And long before "web experts" a lot of bullshit was talked as well by people in camera clubs and pubs and bars. There is a whole subculture of mystification of film - actually, photography generally, not just film - and what one should and shouldn't do and doing it right and doing it wrong that really irritates me. This tendency has been around as long as photography has too, so I'm not just some sort of old fart moaning about how "the internet" has ruined everything*
You can do photography in as simple or a complex way as one likes to make it, but it won't make one's photographs any more interesting or compelling.
Kodachrome is a good example where many people did shoot it under by a stop or two, but there's nothing like it available today and the whole engineering and processing of Kodachrome was amazingly complex, so it's unsurprising that one had to tweak it a bit ... It is to some extent true of the few remaining colour transparency films that one can do quite a lot to their colour and tonal response simply by (mostly) rather underexposing them, but that's really a consequence of the nature of the reversal process and isn't shared by negative films.
Modern negative films are amazingly robust in terms of latitude available and miracles of chemical and process engineering.
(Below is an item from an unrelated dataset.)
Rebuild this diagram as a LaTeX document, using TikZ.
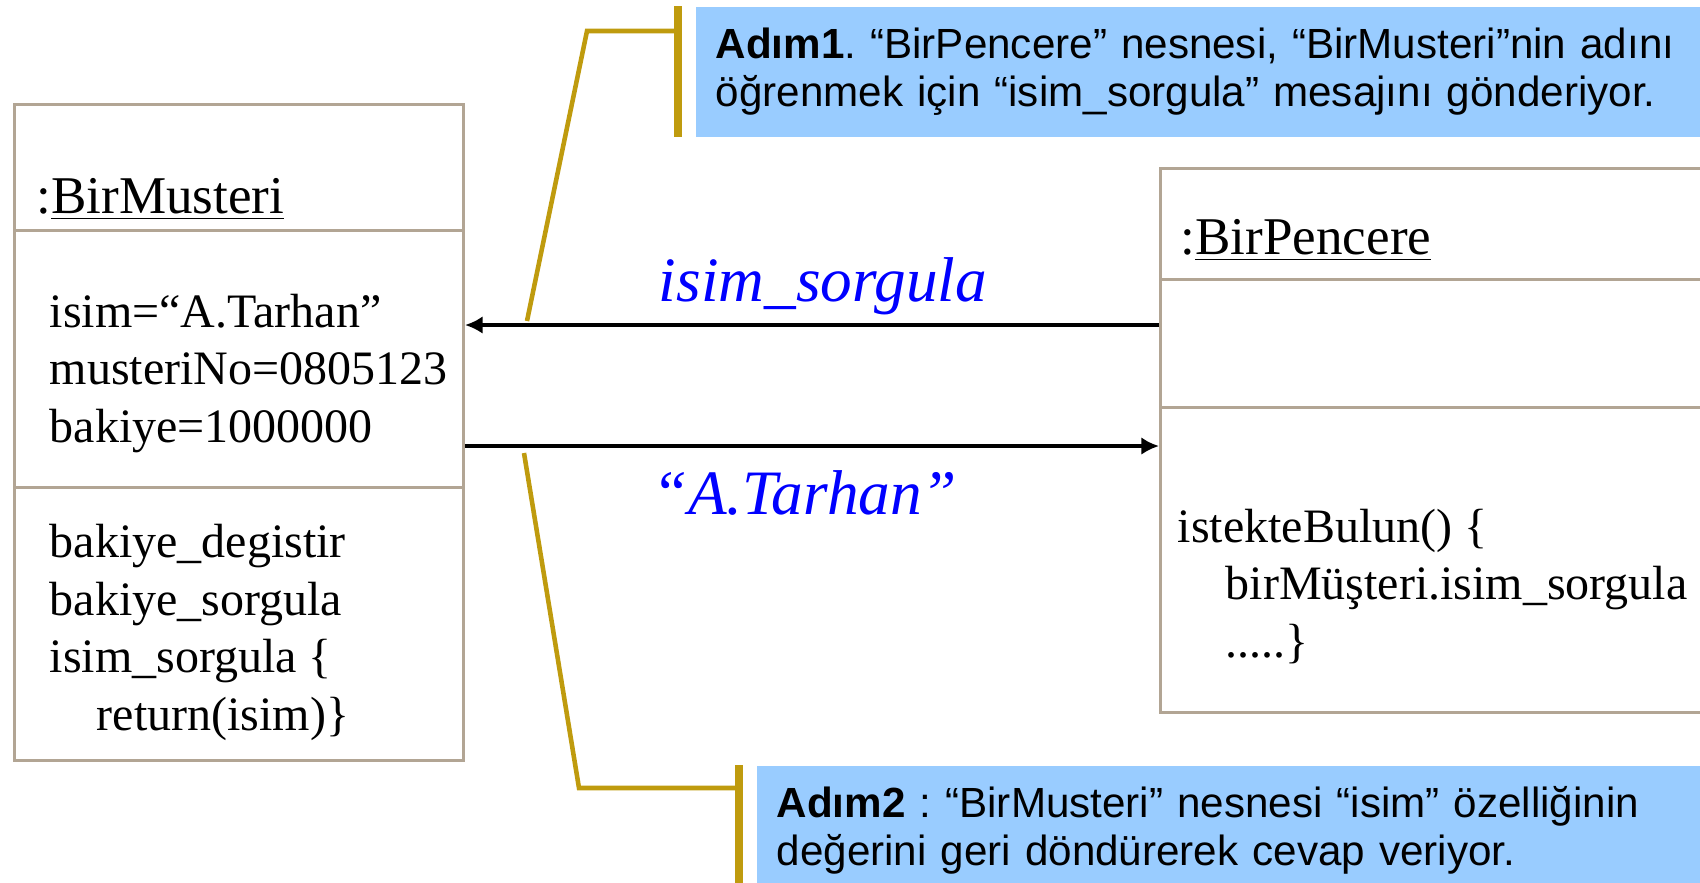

There's a school of thought (mostly of photochemists who have actually been involved in film design and production) that modern films are so good that much of the photographic lore that is still bandied about and passed on as written in stone simply doesn't apply to the films we can buy now.
It is in anyone's interest to do a simple bit of testing with a roll or two to establish a "personal EI" - it'll allow you to compensate for any or all of the variables I mentioned above plus a few more I haven't.
The whole business of testing for EIs really only matters when one is wet printing. As far as producing negatives for scanning goes, the scanning process allows for a multitude of exposure and processing sins to be forgiven in the digital darkroom.
But there is no reason for anyone to just decide that, based on nothing more than what someone else says, they "should" shoot at a different EI from box speed.